Designs on driving down crime
Four designers are joining the Governments new anti-crime Design and Technology Alliance.
Four designers are joining the Governments new anti-crime Design and Technology Alliance.
The alliance of independent design experts will work to raise awareness about how design of products, spaces and places can be used to make life more difficult for criminals. Along with the Home Office, they will spread the word in both the public and private sector about designing out crime as part of the Governments overall crime strategy.
The alliances founding members, Sebastian Conran, of Conran and Partners, and John Sorrell, chairman of the Commission for Architecture and the Built Environment, have been joined by David Kester, chief executive of the Design Council; Jeremy Myerson, professor of design studies at the Royal College of Art; Gloria Laycock, director of the UCL Centre for Security and Crime Science and Lorraine Gamman, director of the Design Against Crime research centre at Central St Martins School of Art and Design.
Their tasks will include creating design that addresses specific types of crime and disorder, implementing such design on a broader scale, working with businesses and the police and inspiring better design through commissions, awards and publicity.
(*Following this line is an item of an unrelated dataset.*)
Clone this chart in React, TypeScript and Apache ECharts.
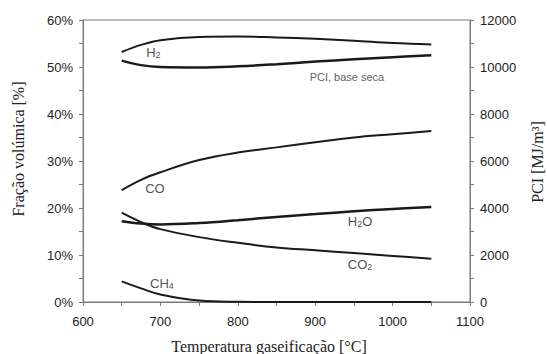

They will be proving that design against crime can be both attractive and useable and also advising on the development of new innovations based on peoples real needs.
Home Office Minister, Vernon Coaker, said that innovative design played a critical role in driving down crime in England and Wales by more than a third over the last decade.
He said: Much of the 51 per cent fall in vehicle crime can be attributed to design improvements such as immobilisers and toughened glass. The Design and Technology Alliance will seek to build on these achievements.
They will champion the message that designing out crime is about sustainable and innovative design of products, space and places to make crime unattractive and communities safer.